* begin DATA BLOCK *
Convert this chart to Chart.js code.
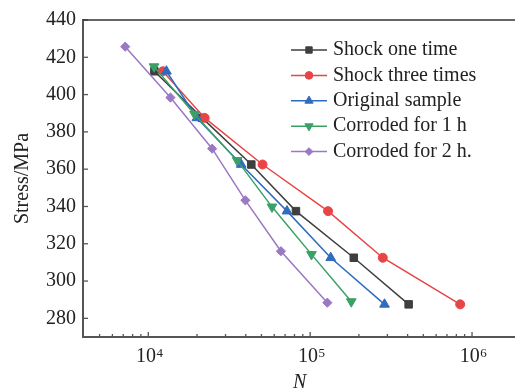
<!DOCTYPE html>
<html>
<head>
<meta charset="utf-8">
<script src="https://cdn.jsdelivr.net/npm/chart.js"></script>
<style>
  html, body { margin: 0; padding: 0; overflow: hidden; background: #fff; }
  #wrap { width: 523px; height: 395px; }
</style>
</head>
<body>
<div id="wrap"><canvas id="myChart" width="523" height="395"></canvas></div>
<script>
// series (N = cycles, stress in MPa)
const nombres = ['Shock one time', 'Shock three times', 'Original sample', 'Corroded for 1 h', 'Corroded for 2 h.'];

const n_una   = [10900, 21500, 43300, 81700, 186000, 406000];
const s_una   = [412.5, 387.5, 362.5, 337.5, 312.5, 287.5];

const n_tres  = [12300, 22300, 50800, 129000, 281000, 845000];
const s_tres  = [412.5, 387.5, 362.5, 337.5, 312.5, 287.5];

const n_orig  = [12950, 19950, 37500, 71900, 134000, 288000];
const s_orig  = [412.5, 387.5, 362.5, 337.5, 312.5, 287.5];

const n_c1h   = [10850, 19300, 35400, 58100, 101900, 179500];
const s_c1h   = [415, 389.5, 364.7, 339.8, 314.3, 289];

const n_c2h   = [7200, 13700, 24800, 39800, 66000, 127700];
const s_c2h   = [425.7, 398.4, 371, 343.3, 316, 288.4];

const ticks_y = [280, 300, 320, 340, 360, 380, 400, 420, 440];
const ticks_x = [5000, 6000, 7000, 8000, 9000, 10000, 20000, 30000, 40000, 50000, 60000, 70000, 80000, 90000,
                 100000, 200000, 300000, 400000, 500000, 600000, 700000, 800000, 900000, 1000000];

const colores = ['#3f3f3f', '#e84646', '#2f6cbd', '#3aa066', '#9a79c2'];
const formas  = ['rect', 'circle', 'triangle', 'triangle', 'rectRot'];
const giros   = [0, 0, 0, 180, 0];
const radios  = [5.3, 4.5, 5.6, 5.6, 4.6];

const fuente = 'Liberation Serif';

function puntos(xs, ys) {
    return xs.map((x, i) => ({ x: x, y: ys[i] }));
}

const series = [
    puntos(n_una, s_una),
    puntos(n_tres, s_tres),
    puntos(n_orig, s_orig),
    puntos(n_c1h, s_c1h),
    puntos(n_c2h, s_c2h)
];

function esDecada(v) {
    return Math.abs(Math.log10(v) - Math.round(Math.log10(v))) < 1e-9;
}

// ticks hacia adentro, etiquetas 10^n, borde superior y leyenda con marcador
const extras = {
    id: 'extras',
    afterDraw(chart) {
        const ctx = chart.ctx;
        const a = chart.chartArea;
        const sx = chart.scales.x;
        const sy = chart.scales.y;
        ctx.save();
        ctx.strokeStyle = '#555';
        ctx.lineWidth = 1.3;
        sx.ticks.forEach(t => {
            const px = sx.getPixelForValue(t.value);
            const largo = esDecada(t.value) ? 5 : 3;
            ctx.beginPath();
            ctx.moveTo(px, a.bottom);
            ctx.lineTo(px, a.bottom - largo);
            ctx.stroke();
        });
        sy.ticks.forEach(t => {
            const py = sy.getPixelForValue(t.value);
            ctx.beginPath();
            ctx.moveTo(a.left, py);
            ctx.lineTo(a.left + 5, py);
            ctx.stroke();
        });
        // top frame line
        ctx.strokeStyle = '#333';
        ctx.lineWidth = 1.5;
        ctx.beginPath();
        ctx.moveTo(a.left, a.top);
        ctx.lineTo(a.right, a.top);
        ctx.stroke();

        // etiquetas del eje x con exponente
        ctx.fillStyle = '#222';
        ctx.textBaseline = 'alphabetic';
        ctx.textAlign = 'left';
        sx.ticks.forEach(t => {
            if (!esDecada(t.value)) return;
            const px = sx.getPixelForValue(t.value);
            const e = String(Math.round(Math.log10(t.value)));
            ctx.font = '20px "' + fuente + '"';
            const w1 = ctx.measureText('10').width;
            ctx.font = '13px "' + fuente + '"';
            const w2 = ctx.measureText(e).width;
            const x0 = px - (w1 + w2) / 2 + 1;
            ctx.font = '20px "' + fuente + '"';
            ctx.fillText('10', x0, a.bottom + 25);
            ctx.font = '13px "' + fuente + '"';
            ctx.fillText(e, x0 + w1 + 0.5, a.bottom + 20);
        });

        // leyenda
        ctx.font = '20px "' + fuente + '"';
        ctx.textBaseline = 'middle';
        chart.data.datasets.forEach((ds, i) => {
            const y = 50 + i * 25.4;
            ctx.strokeStyle = ds.borderColor;
            ctx.lineWidth = 1.5;
            ctx.beginPath();
            ctx.moveTo(291, y);
            ctx.lineTo(327, y);
            ctx.stroke();
            ctx.fillStyle = ds.backgroundColor;
            ctx.strokeStyle = ds.borderColor;
            ctx.lineWidth = 1;
            Chart.helpers.drawPoint(ctx, {
                pointStyle: ds.pointStyle,
                rotation: ds.pointRotation,
                radius: ds.pointRadius * 0.85,
                borderWidth: 1
            }, 309, y);
            ctx.fillStyle = '#222';
            ctx.fillText(ds.label, 333, y);
        });
        ctx.restore();
    }
};

function grafico() {
    const ctx = document.getElementById('myChart');

    const datasets = series.map((d, i) => ({
        label: nombres[i],
        data: d,
        borderColor: colores[i],
        backgroundColor: colores[i],
        borderWidth: 1.5,
        pointStyle: formas[i],
        pointRotation: giros[i],
        pointRadius: radios[i],
        pointBorderWidth: 1,
        order: nombres.length - i
    }));

    new Chart(ctx, {
        type: 'line',
        data: { datasets: datasets },
        options: {
            responsive: false,
            animation: false,
            layout: { padding: { top: 20, right: 0, left: 0, bottom: 0 } },
            plugins: {
                legend: { display: false },
                tooltip: { enabled: false }
            },
            scales: {
                x: {
                    type: 'logarithmic',
                    min: 3950,
                    max: 1880000,
                    grid: { display: false, drawTicks: false },
                    border: { display: true, color: '#555', width: 2 },
                    afterBuildTicks: s => { s.ticks = ticks_x.map(v => ({ value: v })); },
                    afterFit: s => { s.height = 58; },
                    ticks: { display: false, padding: 0 },
                    title: {
                        display: true,
                        text: 'N',
                        color: '#222',
                        padding: { top: 0, bottom: 0 },
                        font: { family: fuente, size: 20, style: 'italic' }
                    }
                },
                y: {
                    min: 270,
                    max: 440,
                    grid: { display: false, drawTicks: false },
                    border: { display: true, color: '#555', width: 2 },
                    afterBuildTicks: s => { s.ticks = ticks_y.map(v => ({ value: v })); },
                    afterFit: s => { s.width = 83; },
                    ticks: {
                        padding: 7,
                        color: '#222',
                        font: { family: fuente, size: 20 }
                    },
                    title: {
                        display: true,
                        text: 'Stress/MPa',
                        color: '#222',
                        padding: { top: 11, bottom: 0 },
                        font: { family: fuente, size: 20 }
                    }
                }
            }
        },
        plugins: [extras]
    });
}

grafico();
</script>
</body>
</html>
* end DATA BLOCK *
▶ **WORK TO BE COMPLETED**: Everything from the first line to the line with "const fuente = 'Liberation Serif';" must be repeated exactly, and nothing else. Leave the pictures out.

▶ **WRITTEN RESPONSE**:
Convert this chart to Chart.js code.
<!DOCTYPE html>
<html>
<head>
<meta charset="utf-8">
<script src="https://cdn.jsdelivr.net/npm/chart.js"></script>
<style>
  html, body { margin: 0; padding: 0; overflow: hidden; background: #fff; }
  #wrap { width: 523px; height: 395px; }
</style>
</head>
<body>
<div id="wrap"><canvas id="myChart" width="523" height="395"></canvas></div>
<script>
// series (N = cycles, stress in MPa)
const nombres = ['Shock one time', 'Shock three times', 'Original sample', 'Corroded for 1 h', 'Corroded for 2 h.'];

const n_una   = [10900, 21500, 43300, 81700, 186000, 406000];
const s_una   = [412.5, 387.5, 362.5, 337.5, 312.5, 287.5];

const n_tres  = [12300, 22300, 50800, 129000, 281000, 845000];
const s_tres  = [412.5, 387.5, 362.5, 337.5, 312.5, 287.5];

const n_orig  = [12950, 19950, 37500, 71900, 134000, 288000];
const s_orig  = [412.5, 387.5, 362.5, 337.5, 312.5, 287.5];

const n_c1h   = [10850, 19300, 35400, 58100, 101900, 179500];
const s_c1h   = [415, 389.5, 364.7, 339.8, 314.3, 289];

const n_c2h   = [7200, 13700, 24800, 39800, 66000, 127700];
const s_c2h   = [425.7, 398.4, 371, 343.3, 316, 288.4];

const ticks_y = [280, 300, 320, 340, 360, 380, 400, 420, 440];
const ticks_x = [5000, 6000, 7000, 8000, 9000, 10000, 20000, 30000, 40000, 50000, 60000, 70000, 80000, 90000,
                 100000, 200000, 300000, 400000, 500000, 600000, 700000, 800000, 900000, 1000000];

const colores = ['#3f3f3f', '#e84646', '#2f6cbd', '#3aa066', '#9a79c2'];
const formas  = ['rect', 'circle', 'triangle', 'triangle', 'rectRot'];
const giros   = [0, 0, 0, 180, 0];
const radios  = [5.3, 4.5, 5.6, 5.6, 4.6];

const fuente = 'Liberation Serif';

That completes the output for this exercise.